Here’s a funny thing about one of our utility bills. In July, our water bill was $105. I thought it was pretty high, but we have a big family, so who knows. The next month it was $37. The next month, September, it was $119.
Now as far as I’m aware, we didn’t vary our water usage in any significant way. We didn’t leave town, we didn’t suddenly start using more water or less water. I’ve asked the city to verify these amounts, and they do.
I’m starting to think the city just guesses at how much water we’re using. In any case, I have no confidence that I’m being charged rational numbers.
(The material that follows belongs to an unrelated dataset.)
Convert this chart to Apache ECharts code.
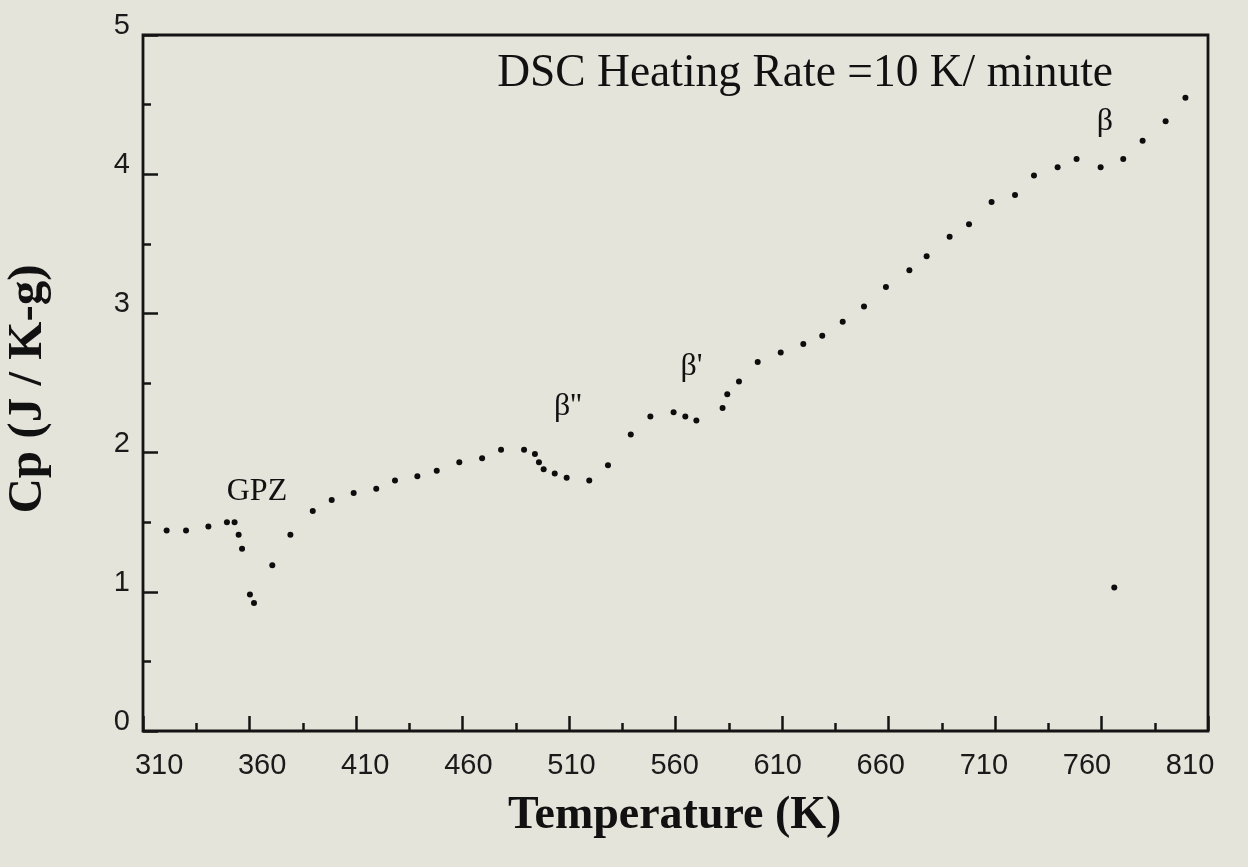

But hey, it’s city government, right?
I got my electric bill a few months ago, and it was astronomical. I don’t know how I’m using more than $326 in electricity for a small two-bedroom apartment – my bill usually runs like $200, tops. That’s during the hottest months. This was back in March.
But that’s what they said I owe. So before I paid it, I sent a letter asking that someone explain how they came up with that figure. I never heard anything back. I called several times and they said they’d schedule me for some kind of verification, but I never heard anything more.
I went ahead and paid the full amount, obviously – because I didn’t want them to turn off my electricity. But five months later (August) I finally got a form letter saying: “The amount you were billed for the month of March ($326.51) was the correct amount. Please know that we exist to serve you, and if we can assist further, please contact us.”
I don’t think I’ll contact them again.
A few months ago, the [name of the public utility withheld] cut off our power. Just cut if off. Come to find out, our bill was past due by FOUR DAYS. Apparently our address got lumped in with some others – that’s what they said. When I called about it, the guy I talked to apologized many times. But it took a full day to turn it back on again. They did tell me (in a letter) that they would waive the fee for having my power cut on again. I just said thanks. But good grief.